Lol they will. I checked my plants throroughly before I put them in my 29 gallon and even soaked them in salt water to try and try up any eggs or snails I missed. I thought I did a good job because nothing seemed to be in the tank for a while, but a few months later I spotted one and I tried to take them out as I saw them. Now there are just too many to deal with so I let them be. There must be atleast 50 in there. I always find about 10 on the glass walls... Oh well.


----------



## Fishfirst (Jan 24, 2005)

i don't seem to mind them, as long as they do something beneficial to the tank (cleaning up after my messy piranhas) I can deal with them climbing all over the glass. I have several species of pond snails, and I wouldn't trade them for the world, they are excellent at cleaning up algae and left over food. Whats really funny is a little piece of fish floating around the tank while 20 or so snails ride it while eating, like eating while riding a rollar coaster with those powerheads in there!

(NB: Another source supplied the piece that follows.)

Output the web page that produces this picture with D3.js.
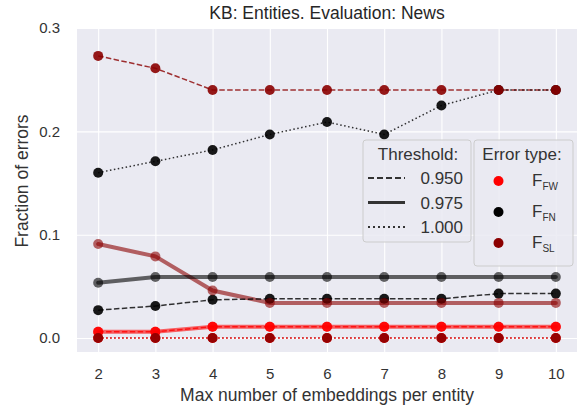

BTW, I havent had to clean my glass since they became established in the tank... something really to enjoy.


----------



## flynngriff (Jan 19, 2005)

If you have a large enough tank, and don't want to have snails you could always get a couple of clown loaches. They'll eat all the snails they can find...

-Flynn


----------



## Guest (Oct 4, 2005)

malaysian trumpet snails aren't that bad. they clean up extra food and wont harm plants.


----------



## osteoporoosi (Jan 27, 2005)

Malaysian trumpet snails are actually useful especially when having fine sandsubstrate. They keep it airy and eat all the leftovers, and some algae too.


----------



## mlefev (Apr 19, 2005)

Well they don't sound too harmful. I've been looking around my tank, and don't see any others, but they could be lurking in there, they're pretty small. I have a ton of pond snails and they keep everything but the sand well cleaned (even prune my plants for me) so I guess these others could be a useful addition.


----------



## AprilRain (Aug 10, 2005)

MTS usually hide in the substrate during the daytime and come out when the lights are out. Dig around in the gravel and you might find some. Another interesting piece of trivia about these snails is that they are livebearers. They don't lay eggs, they'll have one baby at a time and WOW are they tiny! If you are a cronic over-feeder, you might get a population explosion. Even then, they really don't hurt anything... it's just kinda gross to see your gravel churning with all the snails crawling around in it.

-April


----------



## mlefev (Apr 19, 2005)

I have sand in mine...I think it would creep me out to see it wriggling around. I'm not sure where that one came from because I tried turning the light off and looking around, but haven't seen any more. I do have lots of plants that they could be hanging out by near the roots. Who knows, maybe it was a loaner...


----------



## fishn00b (Jun 10, 2005)

Yeah, even though my tank is infested with them, I have to say they do keep it extraordinarily clean. The glass rarely needs scrubbing and it never seems like much comes up from vaccuming. I just wish sometimes I could see past them on the glass to actually look at my fish.


----------



## Alin10123 (May 22, 2005)

If i were to get 2 or 3 MTS and got a few clown loaches for population control, would the clown loaches only eat the baby snails? Or the fully grown ones as well? 
Also, if i were to use clown loaches to control the snail population on my community/live bearer tank, would they leave my community fish alone? Or will they pester them. I read on fishprofiles.com that they are "peaceful/active". Not quite sure on the meaning of that. 

thanks


----------